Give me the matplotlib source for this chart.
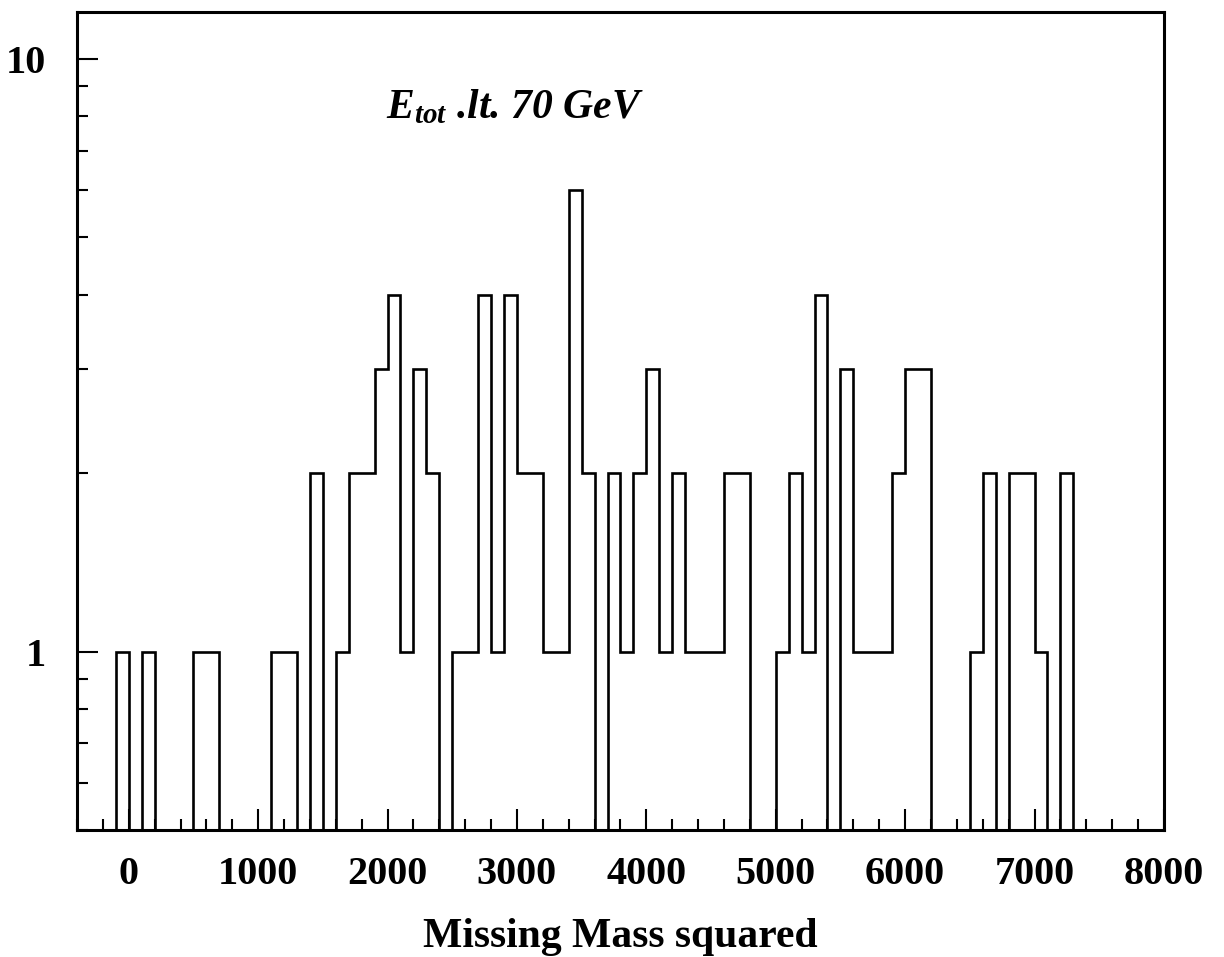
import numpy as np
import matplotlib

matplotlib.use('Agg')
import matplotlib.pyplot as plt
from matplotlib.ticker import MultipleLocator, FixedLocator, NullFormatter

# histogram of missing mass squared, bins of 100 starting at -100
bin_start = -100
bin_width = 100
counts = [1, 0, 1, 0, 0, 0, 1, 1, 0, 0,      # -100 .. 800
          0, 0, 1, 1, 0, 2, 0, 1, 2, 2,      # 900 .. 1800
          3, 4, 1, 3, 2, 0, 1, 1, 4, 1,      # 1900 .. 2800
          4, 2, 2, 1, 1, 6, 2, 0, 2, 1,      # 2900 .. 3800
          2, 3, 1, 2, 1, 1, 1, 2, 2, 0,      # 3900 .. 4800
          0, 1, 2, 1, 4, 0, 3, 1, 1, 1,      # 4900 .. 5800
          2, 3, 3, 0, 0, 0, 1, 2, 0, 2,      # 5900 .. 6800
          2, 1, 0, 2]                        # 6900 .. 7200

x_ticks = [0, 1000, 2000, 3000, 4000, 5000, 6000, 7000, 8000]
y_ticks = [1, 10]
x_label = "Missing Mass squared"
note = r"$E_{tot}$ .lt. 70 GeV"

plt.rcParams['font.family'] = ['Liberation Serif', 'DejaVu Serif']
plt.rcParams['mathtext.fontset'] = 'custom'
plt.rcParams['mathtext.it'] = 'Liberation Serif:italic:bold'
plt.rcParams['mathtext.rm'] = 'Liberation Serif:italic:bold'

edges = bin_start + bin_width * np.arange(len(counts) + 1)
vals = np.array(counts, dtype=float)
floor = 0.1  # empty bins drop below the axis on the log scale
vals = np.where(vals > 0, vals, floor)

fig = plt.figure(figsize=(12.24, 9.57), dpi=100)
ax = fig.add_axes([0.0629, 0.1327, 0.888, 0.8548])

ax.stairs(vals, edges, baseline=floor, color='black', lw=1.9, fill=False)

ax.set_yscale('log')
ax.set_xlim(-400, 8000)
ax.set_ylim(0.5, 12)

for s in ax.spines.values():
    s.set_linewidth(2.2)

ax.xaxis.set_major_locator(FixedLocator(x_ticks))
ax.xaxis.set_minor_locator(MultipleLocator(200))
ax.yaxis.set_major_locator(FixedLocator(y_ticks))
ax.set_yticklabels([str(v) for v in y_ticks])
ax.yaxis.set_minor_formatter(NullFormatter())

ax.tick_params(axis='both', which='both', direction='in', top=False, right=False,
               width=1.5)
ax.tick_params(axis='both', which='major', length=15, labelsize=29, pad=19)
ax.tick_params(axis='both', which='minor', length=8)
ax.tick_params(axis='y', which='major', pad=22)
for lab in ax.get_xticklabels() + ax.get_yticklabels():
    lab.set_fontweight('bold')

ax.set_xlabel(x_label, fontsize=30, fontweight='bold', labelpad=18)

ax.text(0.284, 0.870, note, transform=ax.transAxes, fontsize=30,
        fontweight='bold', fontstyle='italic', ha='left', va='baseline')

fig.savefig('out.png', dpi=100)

################

• _Problem to solve_:
Only the lines from the top of the data through the line with "6900 .. 7200" should be quoted, exactly and with both ends kept; skip the pictures.

• _Output of the exercise_:
Give me the matplotlib source for this chart.
import numpy as np
import matplotlib

matplotlib.use('Agg')
import matplotlib.pyplot as plt
from matplotlib.ticker import MultipleLocator, FixedLocator, NullFormatter

# histogram of missing mass squared, bins of 100 starting at -100
bin_start = -100
bin_width = 100
counts = [1, 0, 1, 0, 0, 0, 1, 1, 0, 0,      # -100 .. 800
          0, 0, 1, 1, 0, 2, 0, 1, 2, 2,      # 900 .. 1800
          3, 4, 1, 3, 2, 0, 1, 1, 4, 1,      # 1900 .. 2800
          4, 2, 2, 1, 1, 6, 2, 0, 2, 1,      # 2900 .. 3800
          2, 3, 1, 2, 1, 1, 1, 2, 2, 0,      # 3900 .. 4800
          0, 1, 2, 1, 4, 0, 3, 1, 1, 1,      # 4900 .. 5800
          2, 3, 3, 0, 0, 0, 1, 2, 0, 2,      # 5900 .. 6800
          2, 1, 0, 2]                        # 6900 .. 7200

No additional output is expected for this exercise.